## Aim of the task
Leaving out the pictures, retype the lines from the beginning of the listing through the line containing "const counts = [1, 6, 0, 7, 5, 0, 1, 0, 1];".

## Recorded data
※ ※ ※

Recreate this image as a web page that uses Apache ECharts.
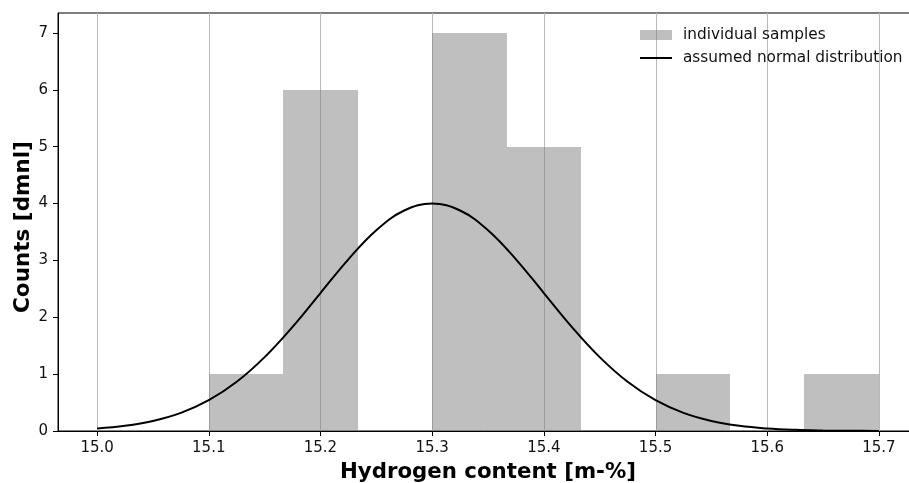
<!DOCTYPE html>
<html>
<head>
<meta charset="utf-8">
<script src="https://cdn.jsdelivr.net/npm/echarts@6/dist/echarts.min.js"></script>
<style>
html,body{margin:0;padding:0;background:#fff;}
#chart{width:909px;height:483px;}
</style>
</head>
<body>
<div id="chart"></div>
<script>
// Histogram bins (edges) and counts
const binEdges = [15.1, 15.1667, 15.2333, 15.3, 15.3667, 15.4333, 15.5, 15.5667, 15.6333, 15.7];
const counts = [1, 6, 0, 7, 5, 0, 1, 0, 1];

// Assumed normal distribution curve
const curveX = [15.000, 15.025, 15.050, 15.075, 15.100, 15.125, 15.150, 15.175, 15.200, 15.225,
                15.250, 15.275, 15.300, 15.325, 15.350, 15.375, 15.400, 15.425, 15.450, 15.475,
                15.500, 15.525, 15.550, 15.575, 15.600, 15.625, 15.650, 15.675, 15.700];
const curveY = [0.044, 0.091, 0.176, 0.318, 0.541, 0.865, 1.299, 1.831, 2.426, 3.019,
                3.530, 3.877, 4.000, 3.877, 3.530, 3.019, 2.426, 1.831, 1.299, 0.865,
                0.541, 0.318, 0.176, 0.091, 0.044, 0.020, 0.009, 0.004, 0.001];

// Tick labels
const xTicks = [15.0, 15.1, 15.2, 15.3, 15.4, 15.5, 15.6, 15.7];
const yTicks = [0, 1, 2, 3, 4, 5, 6, 7];

const xMin = 14.965, xMax = 15.735;
const yMin = 0, yMax = 7.35;

const barData = [];
for (let i = 0; i < counts.length; i++) {
  barData.push([binEdges[i], binEdges[i + 1], counts[i]]);
}
const curveData = curveX.map((x, i) => [x, curveY[i]]);
const gridData = xTicks.map(x => [x]);

const FONT = 'DejaVu Sans';
const chart = echarts.init(document.getElementById('chart'), null, {renderer: 'canvas'});

chart.setOption({
  animation: false,
  backgroundColor: '#ffffff',
  grid: {
    left: 58, top: 13, width: 860, height: 418,
    outerBoundsMode: 'none', containLabel: false,
    show: true, borderColor: '#000', borderWidth: 1, backgroundColor: 'transparent'
  },
  legend: {
    orient: 'vertical',
    left: 635, top: 22,
    itemWidth: 32, itemHeight: 10, itemGap: 7,
    symbolKeepAspect: true,
    textStyle: {fontFamily: FONT, fontSize: 15.3, color: '#111', lineHeight: 16, padding: [0, 0, 0, 6]},
    data: [
      {name: 'individual samples', icon: 'rect'},
      {name: 'assumed normal distribution', icon: 'path://M0,0H32V2H0Z', itemStyle: {color: '#000'}}
    ]
  },
  xAxis: {
    type: 'value', min: xMin, max: xMax,
    name: 'Hydrogen content [m-%]', nameLocation: 'middle', nameGap: 31,
    nameMoveOverlap: false,
    nameTextStyle: {fontFamily: FONT, fontSize: 21.3, fontWeight: 'bold', color: '#000'},
    axisLine: {show: true, lineStyle: {color: '#000', width: 1}},
    axisTick: {show: true, length: 5, lineStyle: {color: '#000'}, customValues: xTicks},
    axisLabel: {fontFamily: FONT, fontSize: 15, color: '#111', margin: 10, customValues: xTicks,
      formatter: v => Number(v).toFixed(1)},
    splitLine: {show: false}
  },
  yAxis: {
    type: 'value', min: yMin, max: yMax,
    name: 'Counts [dmnl]', nameLocation: 'middle', nameGap: 24,
    nameMoveOverlap: false,
    nameTextStyle: {fontFamily: FONT, fontSize: 21.5, fontWeight: 'bold', color: '#000', padding: [0, 10, 0, 0]},
    axisLine: {show: true, lineStyle: {color: '#000', width: 1}},
    axisTick: {show: true, length: 5, lineStyle: {color: '#000'}, customValues: yTicks},
    axisLabel: {fontFamily: FONT, fontSize: 15, color: '#111', margin: 10, customValues: yTicks},
    splitLine: {show: false}
  },
  series: [
    {
      name: 'grid',
      type: 'custom',
      z: 1,
      silent: true,
      data: gridData,
      encode: {x: 0},
      renderItem: function (params, api) {
        const p0 = api.coord([api.value(0), yMin]);
        const p1 = api.coord([api.value(0), yMax]);
        const x = Math.round(p0[0]) + 0.5;
        return {
          type: 'line',
          shape: {x1: x, y1: p0[1], x2: x, y2: p1[1]},
          style: {stroke: '#b8b8b8', lineWidth: 1}
        };
      }
    },
    {
      name: 'individual samples',
      type: 'custom',
      z: 2,
      itemStyle: {color: 'rgba(128,128,128,0.5)'},
      data: barData,
      encode: {x: [0, 1], y: 2},
      renderItem: function (params, api) {
        const c = api.value(2);
        if (!c) return null;
        const p0 = api.coord([api.value(0), 0]);
        const p1 = api.coord([api.value(1), c]);
        const x0 = Math.round(p0[0]), x1 = Math.round(p1[0]);
        const y0 = Math.round(p0[1]), y1 = Math.round(p1[1]);
        return {
          type: 'rect',
          shape: {x: x0, y: y1, width: x1 - x0, height: y0 - y1},
          style: {fill: 'rgba(128,128,128,0.5)'}
        };
      }
    },
    {
      name: 'assumed normal distribution',
      type: 'line',
      z: 3,
      data: curveData,
      symbol: 'none',
      smooth: 0.4,
      lineStyle: {color: '#000', width: 2}
    }
  ]
});
</script>
</body>
</html>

※ ※ ※

## Task answer
Recreate this image as a web page that uses Apache ECharts.
<!DOCTYPE html>
<html>
<head>
<meta charset="utf-8">
<script src="https://cdn.jsdelivr.net/npm/echarts@6/dist/echarts.min.js"></script>
<style>
html,body{margin:0;padding:0;background:#fff;}
#chart{width:909px;height:483px;}
</style>
</head>
<body>
<div id="chart"></div>
<script>
// Histogram bins (edges) and counts
const binEdges = [15.1, 15.1667, 15.2333, 15.3, 15.3667, 15.4333, 15.5, 15.5667, 15.6333, 15.7];
const counts = [1, 6, 0, 7, 5, 0, 1, 0, 1];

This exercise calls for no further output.